- Don’t clean up your act online. Get smart about what you post and don’t post.
Employers read Twitter the same as your friends do. And with more than half of recruiters (54%) now use Twitter as part of their talent search and with over 94 percent of recruiters who use social media using LinkedIn according to the 2013 Jobvite survey on social media recruiting, getting smart about being “real” is the only way to go.
- No one wants to network with you. You have to sell yourself and convince the other person that you are a “good buy.”
See Monday’s blogpost for more about this. Remember, offering the option to “opt-in” is far preferable to interrupting HR managers and employers so that they hit that “opt-out” check box on your resume.
- Personal branding as a concept is deader than dead. Think of yourself as a corporation and YOU are the CEO.
Every time you post, Tweet, comment, like or share content, you become a media company. You are a media company to all of your audiences. Even the ones that you don’t think are tuned in.

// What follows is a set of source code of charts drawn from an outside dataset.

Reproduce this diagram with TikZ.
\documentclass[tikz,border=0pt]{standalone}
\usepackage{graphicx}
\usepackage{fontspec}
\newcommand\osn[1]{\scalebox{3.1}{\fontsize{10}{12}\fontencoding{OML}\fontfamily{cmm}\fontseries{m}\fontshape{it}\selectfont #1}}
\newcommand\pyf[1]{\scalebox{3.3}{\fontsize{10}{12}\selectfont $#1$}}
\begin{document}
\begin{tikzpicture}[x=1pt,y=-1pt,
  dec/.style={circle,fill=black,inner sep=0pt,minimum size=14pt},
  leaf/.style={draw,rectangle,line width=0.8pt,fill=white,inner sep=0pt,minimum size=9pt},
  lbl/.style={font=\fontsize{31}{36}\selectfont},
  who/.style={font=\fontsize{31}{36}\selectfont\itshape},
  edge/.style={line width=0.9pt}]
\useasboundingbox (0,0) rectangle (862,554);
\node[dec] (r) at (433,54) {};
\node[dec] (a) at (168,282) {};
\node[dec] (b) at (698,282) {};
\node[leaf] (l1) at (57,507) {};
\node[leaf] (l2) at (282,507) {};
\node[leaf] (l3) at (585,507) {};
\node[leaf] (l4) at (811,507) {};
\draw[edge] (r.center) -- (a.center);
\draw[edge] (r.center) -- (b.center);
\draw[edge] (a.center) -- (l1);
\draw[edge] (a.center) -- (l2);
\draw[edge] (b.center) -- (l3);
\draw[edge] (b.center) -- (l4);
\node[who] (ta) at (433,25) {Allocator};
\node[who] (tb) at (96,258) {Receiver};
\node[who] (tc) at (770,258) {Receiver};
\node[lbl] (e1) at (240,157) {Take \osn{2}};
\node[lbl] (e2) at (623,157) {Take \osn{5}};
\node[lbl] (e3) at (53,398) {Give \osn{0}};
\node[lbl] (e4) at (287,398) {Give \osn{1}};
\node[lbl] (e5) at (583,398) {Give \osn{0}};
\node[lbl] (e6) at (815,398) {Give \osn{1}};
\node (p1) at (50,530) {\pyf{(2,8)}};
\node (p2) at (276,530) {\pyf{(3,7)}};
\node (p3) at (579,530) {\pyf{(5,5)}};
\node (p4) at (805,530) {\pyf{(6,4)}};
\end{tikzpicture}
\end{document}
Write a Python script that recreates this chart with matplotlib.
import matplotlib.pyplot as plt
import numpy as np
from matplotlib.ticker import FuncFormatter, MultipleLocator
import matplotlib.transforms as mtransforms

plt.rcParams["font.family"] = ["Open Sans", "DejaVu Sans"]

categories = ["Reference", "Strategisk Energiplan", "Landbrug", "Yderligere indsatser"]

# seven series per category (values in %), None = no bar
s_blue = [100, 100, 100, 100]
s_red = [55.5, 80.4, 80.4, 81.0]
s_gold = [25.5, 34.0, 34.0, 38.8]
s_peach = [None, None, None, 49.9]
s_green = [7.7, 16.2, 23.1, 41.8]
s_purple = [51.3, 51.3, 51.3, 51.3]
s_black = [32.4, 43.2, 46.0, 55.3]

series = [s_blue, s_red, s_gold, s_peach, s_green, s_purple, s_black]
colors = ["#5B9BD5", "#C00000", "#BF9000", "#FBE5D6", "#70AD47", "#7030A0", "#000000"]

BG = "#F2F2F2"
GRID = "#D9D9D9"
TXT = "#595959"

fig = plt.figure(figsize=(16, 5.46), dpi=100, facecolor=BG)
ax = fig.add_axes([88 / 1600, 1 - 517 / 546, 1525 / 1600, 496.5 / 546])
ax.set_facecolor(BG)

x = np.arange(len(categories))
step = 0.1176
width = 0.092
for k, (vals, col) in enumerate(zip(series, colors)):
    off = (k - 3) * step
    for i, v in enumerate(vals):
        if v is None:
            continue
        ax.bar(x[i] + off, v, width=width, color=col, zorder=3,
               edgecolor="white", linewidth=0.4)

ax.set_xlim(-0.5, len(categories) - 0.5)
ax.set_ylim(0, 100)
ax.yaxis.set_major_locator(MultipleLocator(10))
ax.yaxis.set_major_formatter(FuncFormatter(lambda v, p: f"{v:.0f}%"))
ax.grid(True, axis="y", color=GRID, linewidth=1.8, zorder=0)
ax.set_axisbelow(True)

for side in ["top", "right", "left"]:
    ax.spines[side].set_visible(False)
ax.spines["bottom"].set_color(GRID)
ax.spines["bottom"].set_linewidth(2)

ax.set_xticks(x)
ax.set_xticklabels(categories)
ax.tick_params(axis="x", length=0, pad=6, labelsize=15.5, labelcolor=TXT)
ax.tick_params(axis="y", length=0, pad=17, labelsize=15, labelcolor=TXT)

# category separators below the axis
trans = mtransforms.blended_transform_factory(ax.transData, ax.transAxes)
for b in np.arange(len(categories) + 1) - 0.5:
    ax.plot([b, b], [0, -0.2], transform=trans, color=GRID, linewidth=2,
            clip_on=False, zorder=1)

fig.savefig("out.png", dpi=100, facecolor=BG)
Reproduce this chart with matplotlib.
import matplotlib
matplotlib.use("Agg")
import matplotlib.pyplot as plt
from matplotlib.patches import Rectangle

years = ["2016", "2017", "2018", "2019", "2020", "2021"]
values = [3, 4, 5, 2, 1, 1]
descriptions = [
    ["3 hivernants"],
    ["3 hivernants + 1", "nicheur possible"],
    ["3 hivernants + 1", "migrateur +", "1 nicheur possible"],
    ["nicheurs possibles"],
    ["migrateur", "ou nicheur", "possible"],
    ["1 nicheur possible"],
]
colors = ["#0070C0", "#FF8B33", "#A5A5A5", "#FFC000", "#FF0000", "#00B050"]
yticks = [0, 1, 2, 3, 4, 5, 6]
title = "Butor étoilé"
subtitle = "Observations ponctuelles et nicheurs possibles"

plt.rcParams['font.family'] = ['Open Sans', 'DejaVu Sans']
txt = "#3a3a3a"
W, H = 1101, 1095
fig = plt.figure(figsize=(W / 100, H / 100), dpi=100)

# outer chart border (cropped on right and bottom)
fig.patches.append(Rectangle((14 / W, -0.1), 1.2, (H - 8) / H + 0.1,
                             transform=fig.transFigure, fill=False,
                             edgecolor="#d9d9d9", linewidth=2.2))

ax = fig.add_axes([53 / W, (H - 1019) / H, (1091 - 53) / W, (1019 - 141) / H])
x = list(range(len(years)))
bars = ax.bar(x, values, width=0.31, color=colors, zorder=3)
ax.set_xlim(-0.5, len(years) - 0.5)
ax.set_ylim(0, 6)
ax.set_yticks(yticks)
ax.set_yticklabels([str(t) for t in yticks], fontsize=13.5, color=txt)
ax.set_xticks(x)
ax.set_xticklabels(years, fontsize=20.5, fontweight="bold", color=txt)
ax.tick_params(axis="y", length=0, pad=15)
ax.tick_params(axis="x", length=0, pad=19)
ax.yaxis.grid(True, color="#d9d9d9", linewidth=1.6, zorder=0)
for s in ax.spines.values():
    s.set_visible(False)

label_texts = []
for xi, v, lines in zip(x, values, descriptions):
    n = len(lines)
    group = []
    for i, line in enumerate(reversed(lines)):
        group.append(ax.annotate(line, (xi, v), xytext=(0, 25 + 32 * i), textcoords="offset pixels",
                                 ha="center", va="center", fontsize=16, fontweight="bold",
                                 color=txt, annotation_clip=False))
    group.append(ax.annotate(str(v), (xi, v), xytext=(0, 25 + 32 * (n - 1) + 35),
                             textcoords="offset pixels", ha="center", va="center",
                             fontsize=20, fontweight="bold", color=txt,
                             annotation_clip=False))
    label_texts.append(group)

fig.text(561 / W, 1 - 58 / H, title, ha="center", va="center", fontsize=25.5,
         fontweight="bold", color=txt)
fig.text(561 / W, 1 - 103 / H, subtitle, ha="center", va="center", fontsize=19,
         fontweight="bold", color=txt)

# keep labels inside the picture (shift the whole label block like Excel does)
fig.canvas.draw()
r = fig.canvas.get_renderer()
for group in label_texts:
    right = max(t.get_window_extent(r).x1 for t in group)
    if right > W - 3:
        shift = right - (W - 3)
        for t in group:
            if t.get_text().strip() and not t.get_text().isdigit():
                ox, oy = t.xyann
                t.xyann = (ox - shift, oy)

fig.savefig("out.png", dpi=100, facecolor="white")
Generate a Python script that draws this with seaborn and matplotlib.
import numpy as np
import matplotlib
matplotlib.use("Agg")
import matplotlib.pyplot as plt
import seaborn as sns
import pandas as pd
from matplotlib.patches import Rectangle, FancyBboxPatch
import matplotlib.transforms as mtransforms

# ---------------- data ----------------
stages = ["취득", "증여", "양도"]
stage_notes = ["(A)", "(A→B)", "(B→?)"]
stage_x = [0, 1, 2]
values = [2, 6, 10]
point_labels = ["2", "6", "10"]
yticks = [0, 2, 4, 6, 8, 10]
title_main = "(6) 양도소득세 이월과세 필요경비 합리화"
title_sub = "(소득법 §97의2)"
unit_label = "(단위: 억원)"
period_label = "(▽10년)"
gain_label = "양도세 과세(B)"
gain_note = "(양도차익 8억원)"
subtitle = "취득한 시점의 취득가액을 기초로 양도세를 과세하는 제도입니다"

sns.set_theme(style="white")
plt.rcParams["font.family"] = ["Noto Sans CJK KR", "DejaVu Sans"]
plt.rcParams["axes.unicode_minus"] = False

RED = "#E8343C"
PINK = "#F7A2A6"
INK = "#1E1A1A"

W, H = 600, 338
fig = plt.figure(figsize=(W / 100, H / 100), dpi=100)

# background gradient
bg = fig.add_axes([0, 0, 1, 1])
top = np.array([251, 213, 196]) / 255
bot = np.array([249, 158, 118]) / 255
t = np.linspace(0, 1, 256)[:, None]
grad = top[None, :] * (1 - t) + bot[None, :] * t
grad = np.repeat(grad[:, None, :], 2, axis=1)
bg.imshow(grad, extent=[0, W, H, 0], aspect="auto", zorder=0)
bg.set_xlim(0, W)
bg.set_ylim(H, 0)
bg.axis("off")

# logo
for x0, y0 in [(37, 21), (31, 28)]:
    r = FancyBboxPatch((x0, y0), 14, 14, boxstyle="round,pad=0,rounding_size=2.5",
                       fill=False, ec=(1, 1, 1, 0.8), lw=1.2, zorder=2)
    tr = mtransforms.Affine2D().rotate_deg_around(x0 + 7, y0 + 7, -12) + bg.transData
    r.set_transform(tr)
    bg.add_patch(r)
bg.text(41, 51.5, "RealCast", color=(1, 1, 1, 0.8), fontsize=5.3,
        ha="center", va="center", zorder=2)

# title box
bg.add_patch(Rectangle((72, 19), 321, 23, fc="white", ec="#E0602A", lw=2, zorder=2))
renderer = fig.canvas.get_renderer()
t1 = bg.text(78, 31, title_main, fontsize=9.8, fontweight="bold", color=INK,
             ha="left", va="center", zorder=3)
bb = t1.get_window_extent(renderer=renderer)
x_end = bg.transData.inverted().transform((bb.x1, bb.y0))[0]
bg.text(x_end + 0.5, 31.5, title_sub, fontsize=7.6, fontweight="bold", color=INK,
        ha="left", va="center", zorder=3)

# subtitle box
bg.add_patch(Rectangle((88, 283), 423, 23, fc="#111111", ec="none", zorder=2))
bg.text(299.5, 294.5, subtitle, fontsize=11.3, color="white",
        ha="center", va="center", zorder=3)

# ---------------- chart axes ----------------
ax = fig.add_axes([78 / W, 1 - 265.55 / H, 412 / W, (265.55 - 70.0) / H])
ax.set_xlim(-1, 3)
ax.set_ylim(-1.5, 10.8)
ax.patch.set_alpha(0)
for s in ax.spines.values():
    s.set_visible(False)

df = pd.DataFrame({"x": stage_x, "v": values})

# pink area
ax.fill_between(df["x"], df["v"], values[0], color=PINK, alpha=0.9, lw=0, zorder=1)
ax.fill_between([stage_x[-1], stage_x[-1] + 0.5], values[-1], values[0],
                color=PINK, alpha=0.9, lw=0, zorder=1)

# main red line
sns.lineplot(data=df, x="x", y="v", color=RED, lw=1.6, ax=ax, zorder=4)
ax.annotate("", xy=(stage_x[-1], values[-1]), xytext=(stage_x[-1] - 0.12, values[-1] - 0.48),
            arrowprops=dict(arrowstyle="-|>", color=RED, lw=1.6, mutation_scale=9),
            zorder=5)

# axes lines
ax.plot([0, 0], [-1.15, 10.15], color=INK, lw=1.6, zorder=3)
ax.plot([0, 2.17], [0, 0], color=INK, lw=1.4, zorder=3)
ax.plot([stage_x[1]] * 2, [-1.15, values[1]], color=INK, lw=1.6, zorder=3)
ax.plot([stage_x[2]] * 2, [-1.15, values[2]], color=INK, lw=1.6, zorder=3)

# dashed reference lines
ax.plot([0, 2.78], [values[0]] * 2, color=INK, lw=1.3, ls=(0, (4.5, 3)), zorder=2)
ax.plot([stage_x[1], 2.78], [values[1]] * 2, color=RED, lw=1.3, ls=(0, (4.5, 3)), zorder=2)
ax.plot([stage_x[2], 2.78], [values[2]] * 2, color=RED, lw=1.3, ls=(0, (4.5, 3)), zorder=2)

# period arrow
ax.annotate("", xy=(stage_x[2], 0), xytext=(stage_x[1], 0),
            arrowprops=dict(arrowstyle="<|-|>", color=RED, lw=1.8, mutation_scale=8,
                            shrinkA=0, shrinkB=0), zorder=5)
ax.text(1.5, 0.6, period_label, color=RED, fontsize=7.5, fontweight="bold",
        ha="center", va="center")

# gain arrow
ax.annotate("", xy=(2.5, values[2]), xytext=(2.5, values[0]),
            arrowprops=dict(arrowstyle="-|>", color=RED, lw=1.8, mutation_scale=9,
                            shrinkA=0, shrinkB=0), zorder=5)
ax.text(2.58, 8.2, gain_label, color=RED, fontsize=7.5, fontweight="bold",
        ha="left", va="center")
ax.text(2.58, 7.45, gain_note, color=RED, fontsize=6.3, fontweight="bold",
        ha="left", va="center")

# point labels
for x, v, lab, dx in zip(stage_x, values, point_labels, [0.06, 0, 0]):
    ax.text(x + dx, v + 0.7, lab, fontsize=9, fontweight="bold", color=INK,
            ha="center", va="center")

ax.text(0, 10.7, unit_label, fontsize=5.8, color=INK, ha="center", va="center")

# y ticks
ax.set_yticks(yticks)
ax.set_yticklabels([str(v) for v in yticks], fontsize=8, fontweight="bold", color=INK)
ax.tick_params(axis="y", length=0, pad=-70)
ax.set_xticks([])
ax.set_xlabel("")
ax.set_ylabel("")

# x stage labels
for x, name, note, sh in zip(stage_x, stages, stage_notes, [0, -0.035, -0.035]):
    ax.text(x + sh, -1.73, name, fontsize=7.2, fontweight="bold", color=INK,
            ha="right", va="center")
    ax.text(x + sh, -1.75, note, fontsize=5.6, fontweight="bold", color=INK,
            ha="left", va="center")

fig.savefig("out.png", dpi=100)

- Content curation leads to managed authenticity and genuine privacy, more so than content creation and content commentary leads to “freedom” and “authenticity.”
Curating and removing content (or not sharing, liking, retweeting or otherwise reposting) leads to authenticity. But not the kind that Miley Cyrus or John Green is striving for; instead, content curation leads to managed authenticity that allows the most important parts of You, Inc., to shine through and shows that you are personable, level-headed and employable.
As you search for that job, try and gain some complementary skills. Learn your conflict style so that issues don’t ever arise.